BONTANG- Entah siapa yang benar soal polemik galian C di Bontang. Dikonfirmasi ke Wali Kota Bontang, Neni Moerniaeni, melalui Kabid Pengaduan, Pengendalian Kebijakan, dan Laporan Pelayanan Dinas Penanaman Modal dan Pelayanan Terpadu Satu Pintu (DPM-PTSP) Bontang, Andi Kurnia menyangkal bahwa ada kesepakatan antara pemerintah dan pemilik lahan.

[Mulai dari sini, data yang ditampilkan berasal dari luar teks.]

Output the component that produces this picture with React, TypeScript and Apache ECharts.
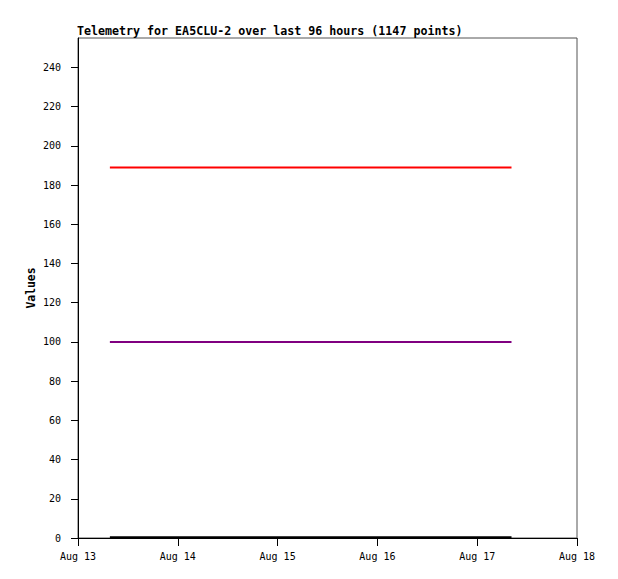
import React, { useEffect, useRef } from "react";
import * as echarts from "echarts";

const TITLE = "Telemetry for EA5CLU-2 over last 96 hours (1147 points)";
const Y_NAME = "Values";
const MONTH = "Aug";

const X_MIN = Date.UTC(2024, 7, 13);
const X_MAX = Date.UTC(2024, 7, 18);
const DAY = 86400000;

const times = [Date.UTC(2024, 7, 13, 7, 40), Date.UTC(2024, 7, 17, 8, 15)];
const redValues = [189, 189];
const purpleValues = [100, 100];
const blackValues = [0.4, 0.4];

const FONT = "'DejaVu Sans Mono', 'Liberation Mono', monospace";

export default function App() {
  const ref = useRef<HTMLDivElement>(null);
  useEffect(() => {
    if (!ref.current) return;
    const chart = echarts.init(ref.current, undefined, { renderer: "svg" });
    const mk = (vals: number[], color: string) => ({
      type: "line",
      data: times.map((t, i) => [t, vals[i]]),
      showSymbol: false,
      lineStyle: { color, width: 2 },
      itemStyle: { color },
    });
    chart.setOption({
      animation: false,
      backgroundColor: "#ffffff",
      title: {
        text: TITLE,
        left: 72,
        top: 20,
        textStyle: { fontFamily: FONT, fontSize: 11.65, fontWeight: "bold", color: "#000" },
      },
      graphic: [
        {
          type: "text",
          x: 31,
          y: 288,
          rotation: Math.PI / 2,
          style: {
            text: Y_NAME,
            font: "bold 11.4px " + FONT,
            fill: "#000",
            align: "center",
            verticalAlign: "middle",
          },
        },
      ],
      grid: {
        left: 78,
        right: 41,
        top: 38,
        bottom: 41,
        show: true,
        borderColor: "#555",
        borderWidth: 1,
        backgroundColor: "#fff",
      },
      xAxis: {
        type: "value",
        min: X_MIN,
        max: X_MAX,
        interval: DAY,
        axisLine: { show: true, lineStyle: { color: "#000", width: 1 } },
        axisTick: { show: true, length: 8, lineStyle: { color: "#000" } },
        splitLine: { show: false },
        axisLabel: {
          fontFamily: FONT,
          fontSize: 10,
          color: "#000",
          margin: 13,
          formatter: (v: number) => MONTH + " " + new Date(v).getUTCDate(),
        },
      },
      yAxis: {
        type: "value",
        min: 0,
        max: 255,
        interval: 20,
        axisLine: { show: true, lineStyle: { color: "#000", width: 1 } },
        axisTick: { show: true, length: 7, lineStyle: { color: "#000" } },
        splitLine: { show: false },
        axisLabel: {
          fontFamily: FONT,
          fontSize: 10,
          color: "#000",
          margin: 17,
          showMaxLabel: false,
        },
      },
      series: [mk(redValues, "#ff0000"), mk(purpleValues, "#800080"), mk(blackValues, "#000000")],
    });
    return () => chart.dispose();
  }, []);
  return (
    <div
      ref={ref}
      style={{ position: "fixed", left: 0, top: 0, width: 618, height: 579, background: "#fff" }}
    />
  );
}
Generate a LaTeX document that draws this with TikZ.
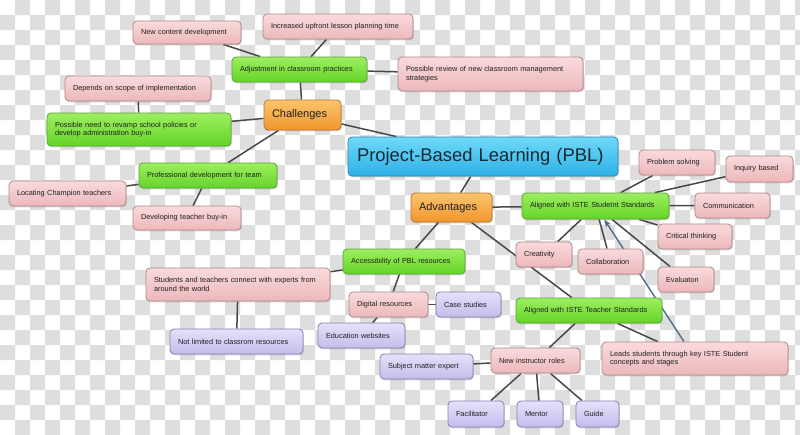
\documentclass[tikz,border=0pt]{standalone}
\usepackage{fontspec}
\setmainfont{Liberation Sans}
\usetikzlibrary{shadows,arrows.meta}
\pgfdeclarelayer{checker}
\pgfdeclarelayer{edges}
\pgfsetlayers{checker,edges,main}
\definecolor{checkgray}{RGB}{222,222,222}
\definecolor{pinktop}{RGB}{250,218,219}
\definecolor{pinkbot}{RGB}{236,184,187}
\definecolor{pinkdraw}{RGB}{176,136,138}
\definecolor{greentop}{RGB}{158,238,96}
\definecolor{greenbot}{RGB}{100,212,40}
\definecolor{greendraw}{RGB}{88,166,52}
\definecolor{orangetop}{RGB}{252,196,110}
\definecolor{orangebot}{RGB}{240,150,46}
\definecolor{orangedraw}{RGB}{186,118,44}
\definecolor{bluetop}{RGB}{110,218,248}
\definecolor{bluebot}{RGB}{46,176,230}
\definecolor{bluedraw}{RGB}{38,136,186}
\definecolor{purptop}{RGB}{230,224,250}
\definecolor{purpbot}{RGB}{198,188,236}
\definecolor{purpdraw}{RGB}{136,126,176}
\definecolor{edgecol}{RGB}{72,72,72}
\definecolor{arrowcol}{RGB}{76,110,138}
\definecolor{titletext}{RGB}{26,40,52}
\def\sq{15}
\tikzset{
  box/.style={rounded corners=4pt, draw, line width=0.8pt, inner xsep=8pt, inner ysep=2pt,
    align=left, font=\fontsize{7.35}{8.8}\selectfont, text=black!88,
    drop shadow={shadow xshift=0.8pt, shadow yshift=-1.3pt, opacity=0.3}},
  pinkbox/.style={box, draw=pinkdraw, top color=pinktop, bottom color=pinkbot},
  greenbox/.style={box, draw=greendraw, top color=greentop, bottom color=greenbot},
  purpbox/.style={box, draw=purpdraw, top color=purptop, bottom color=purpbot},
  orangebox/.style={box, draw=orangedraw, top color=orangetop, bottom color=orangebot,
    font=\fontsize{11}{13}\selectfont},
  bluebox/.style={box, draw=bluedraw, top color=bluetop, bottom color=bluebot,
    font=\fontsize{18.4}{22}\selectfont, text=titletext, inner xsep=9pt},
  dims/.style 2 args={text width=#1, minimum height=#2},
  edge/.style={draw=edgecol, line width=1.5pt},
  arrowedge/.style={draw=arrowcol, line width=1.4pt, -{Stealth[length=8pt,width=6pt]}}
}
\begin{document}
\begin{tikzpicture}[x=1pt,y=-1pt]
\useasboundingbox (0,0) rectangle (800,434);
\begin{pgfonlayer}{checker}
\begin{scope}
\clip (0,0) rectangle (800,434);
\fill[white] (0,0) rectangle (800,434);
\fill[checkgray] \foreach \j in {0,2,...,28} { \foreach \i in {1,3,...,53} { (\i*\sq,\j*\sq) rectangle ++(\sq,\sq) } };
\fill[checkgray] \foreach \j in {1,3,...,27} { \foreach \i in {0,2,...,52} { (\i*\sq,\j*\sq) rectangle ++(\sq,\sq) } };
\end{scope}
\end{pgfonlayer}

% challenges branch
\node[pinkbox, dims={92pt}{23pt}] (ncd) at (187,32.5) {New content development};
\node[pinkbox, dims={134pt}{25pt}] (iulp) at (338,26.5) {Increased upfront lesson planning time};
\node[greenbox, dims={119pt}{25pt}] (adj) at (299.5,69.5) {Adjustment in classroom practices};
\node[pinkbox, dims={169pt}{34pt}] (prc) at (490.5,74) {Possible review of new classroom management\\strategies};
\node[pinkbox, dims={130pt}{25pt}] (dep) at (138,88.5) {Depends on scope of implementation};
\node[greenbox, dims={168pt}{33pt}] (rev) at (139,129.5) {Possible need to revamp school policies or\\develop administration buy-in};
\node[orangebox, dims={61pt}{30pt}] (chal) at (302.5,115) {Challenges};
\node[greenbox, dims={122pt}{25pt}] (pdt) at (208,175.5) {Professional development for team};
\node[pinkbox, dims={101pt}{25pt}] (loc) at (67.5,193.5) {Locating Champion teachers};
\node[pinkbox, dims={92pt}{24pt}] (dtb) at (187,218) {Developing teacher buy-in};

% centre
\node[bluebox, dims={252pt}{39pt}] (pbl) at (483,156.5) {Project-Based Learning (PBL)};

% advantages branch
\node[orangebox, dims={65pt}{29pt}] (adv) at (451.5,207.5) {Advantages};
\node[greenbox, dims={131pt}{26pt}] (stu) at (595.5,206) {Aligned with ISTE Studetnt Standards};
\node[pinkbox, dims={60pt}{25pt}] (prb) at (677,162.5) {Problem solving};
\node[pinkbox, dims={51pt}{26pt}] (inq) at (759.5,169) {Inquiry based};
\node[pinkbox, dims={59pt}{25pt}] (com) at (732.5,205.5) {Communication};
\node[pinkbox, dims={58pt}{25pt}] (cri) at (695,236.5) {Critical thinking};
\node[pinkbox, dims={40pt}{25pt}] (eva) at (686,279.5) {Evaluaton};
\node[pinkbox, dims={40pt}{25pt}] (cre) at (544,254.5) {Creativity};
\node[pinkbox, dims={49pt}{25pt}] (col) at (610.5,261.5) {Collaboration};

\node[greenbox, dims={106pt}{25pt}] (acc) at (404,261.5) {Accessibility of PBL resources};
\node[pinkbox, dims={168pt}{33pt}] (stc) at (238,284.5) {Students and teachers connect with experts from\\around the world};
\node[purpbox, dims={117pt}{25pt}] (nlc) at (236.5,341.5) {Not limited to classrom resources};
\node[pinkbox, dims={63pt}{25pt}] (dig) at (388.5,304.5) {Digital resources};
\node[purpbox, dims={49pt}{25pt}] (cas) at (468.5,304.5) {Case studies};
\node[purpbox, dims={71pt}{25pt}] (edu) at (361.5,335.5) {Education websites};

\node[greenbox, dims={130pt}{25pt}] (tea) at (589,310.5) {Aligned with ISTE Teacher Standards};
\node[pinkbox, dims={170pt}{33pt}] (lea) at (695,358.5) {Leads students through key ISTE Student\\concepts and stages};
\node[pinkbox, dims={73pt}{25pt}] (nir) at (535.5,360.5) {New instructor roles};
\node[purpbox, dims={77pt}{25pt}] (sme) at (426.5,366.5) {Subject matter expert};
\node[purpbox, dims={40pt}{26pt}] (fac) at (476,414) {Facilitator};
\node[purpbox, dims={30pt}{26pt}] (men) at (540,414) {Mentor};
\node[purpbox, dims={27pt}{26pt}] (gui) at (597.5,414) {Guide};

\begin{pgfonlayer}{edges}
\path[edge] (adj) -- (ncd);
\path[edge] (adj) -- (iulp);
\path[edge] (adj) -- (prc);
\path[edge] (adj) -- (chal);
\path[edge] (dep) -- (rev);
\path[edge] (chal) -- (rev);
\path[edge] (chal) -- (pdt);
\path[edge] (chal) -- (pbl);
\path[edge] (pdt) -- (loc);
\path[edge] (pdt) -- (dtb);
\path[edge] (pbl) -- (adv);
\path[edge] (adv) -- (stu);
\path[edge] (adv) -- (acc);
\path[edge] (adv) -- (tea);
\path[edge] (stu) -- (prb);
\path[edge] (stu) -- (inq);
\path[edge] (stu) -- (com);
\path[edge] (stu) -- (cri);
\path[edge] (stu) -- (eva);
\path[edge] (stu) -- (cre);
\path[edge] (stu) -- (col);
\path[edge] (acc) -- (stc);
\path[edge] (acc) -- (dig);
\path[edge] (stc) -- (nlc);
\path[edge] (dig) -- (cas);
\path[edge] (dig) -- (edu);
\path[edge] (tea) -- (lea);
\path[edge] (tea) -- (nir);
\path[edge] (nir) -- (sme);
\path[edge] (nir) -- (fac);
\path[edge] (nir) -- (men);
\path[edge] (nir) -- (gui);
\path[arrowedge] (lea) -- (stu);
\end{pgfonlayer}
\end{tikzpicture}
\end{document}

Berita terkait: Galian C Milik Perseorangan, Klaim Ada Kesepakatan dengan Pemkot
Dikatakannya, terkait izin Galian C di Bontang tak ada. Kalau pun ada, perizinannya menjadi kewenangan provinsi, bukan di Bontang. “Galian C milik pribadi di Jalan Flores itu sama sekali tidak ada izinnya di Bontang, apalagi kalau disebut ada kesepakatan dengan pemerintah,” ujarnya.
Jika ada kesepakatan, lanjut mantan Kasubag Hukum di Setda Bontang itu, tentu harus secara tertulis. Dan saat ini tidak ada kesepakatan tertulis. Baik itu tak boleh diperjualbelikan di luar Bontang, atau untuk membantu pembangunan di Bontang. “Kalau Galian C, tak ada istilah kesepakatan. Karena izinnya harus di Provinsi Kaltim,” tegasnya.
Sebelumnya diberitakan, penambangan tanah yang masuk Galian C ternyata dimiliki oleh masyarakat pribadi. Di mana, antara masyarakat dan pemerintah sudah ada kesepakatan, salah satunya untuk menunjang pembangunan Bontang dan tak dikomersilkan bagi luar Bontang.
Hal itu diungkapkan salah satu pemilik lahan di tambang Galian C, Daud Padang. Warga Kelurahan Satimpo itu, mengaku luas lahan yang digunakan menambang pasir atau tanah uruk sebanyak 15 hektar. Wilayahnya pun, masih area penggunaan lain (APL).
“Pernah dari tim terpadu Bontang turun ke sana. Soal izinnya, Bu Wali dan Wawali sudah tahu,” aku Daud, Jumat (14/6/2019).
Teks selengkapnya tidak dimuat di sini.